De schrijvershut van Frederik van Eeden op Walden, in Bussum.
Op 10 juni 1918 schrijft Frederik van Eeden – die daarvoor zijn eigen papier gebruikt, met zijn naam keurig linksboven afgedrukt en daarachter zijn woonplaats, tevens de locatie van de door hem opgerichte kolonie/commune: ‘Walden. Bussum’ – een brief aan een nog niet gedebuteerde, onbekende dichter. Zijn naam: Johan Andreas dèr Mouw. Hij is een bijzonder intelligente taalkundige, docent en filosoof die al meerdere filosofische boeken heeft gepubliceerd. Maar vrijwel niemand weet dat hij ook poëzie schrijft. Nu wil hij daar verandering in brengen, na jaren waarin eigenlijk alleen zijn vrouw en dochter op de hoogte waren van zijn schrijfwerk (aan hen las hij alles voor). Begin 1918 stuurt hij zijn gedichten aan Jacob Israël de Haan, een reeds gevestigd auteur, die ze op zijn beurt laat lezen aan Van Eeden. En Van Eeden maakt vervolgens een afspraak met Dèr Mouw. Maar enkele dagen daarvoor stuurt Van Eeden hem al deze fraaie brief. Vier kantjes, in krasserig, maar goed leesbaar handschrift, en met een rits aan dwingende adviezen.

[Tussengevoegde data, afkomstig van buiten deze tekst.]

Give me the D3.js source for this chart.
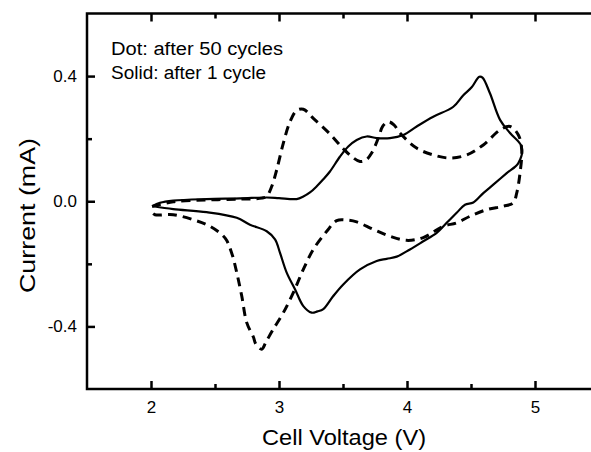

‘Geachte heer,’ zo begint Van Eeden (1860-1932), hoewel hij enkele jaren ouder is dan Dèr Mouw (1863-1919) en ook een stuk bekender. Sterker nog, Van Eeden behoort op het moment dat hij deze brief schrijft tot de bekendste en invloedrijkste ‘spelers’ binnen het Nederlandse literaire veld – die achtergrondkennis is van belang. Want: dit zijn geen gelijkwaardige collega’s die van gedachten wisselen, hier adviseert iemand die weet hoe het binnen de boekenwereld werkt een beginneling en biedt hem op meerdere manieren zijn hulp aan.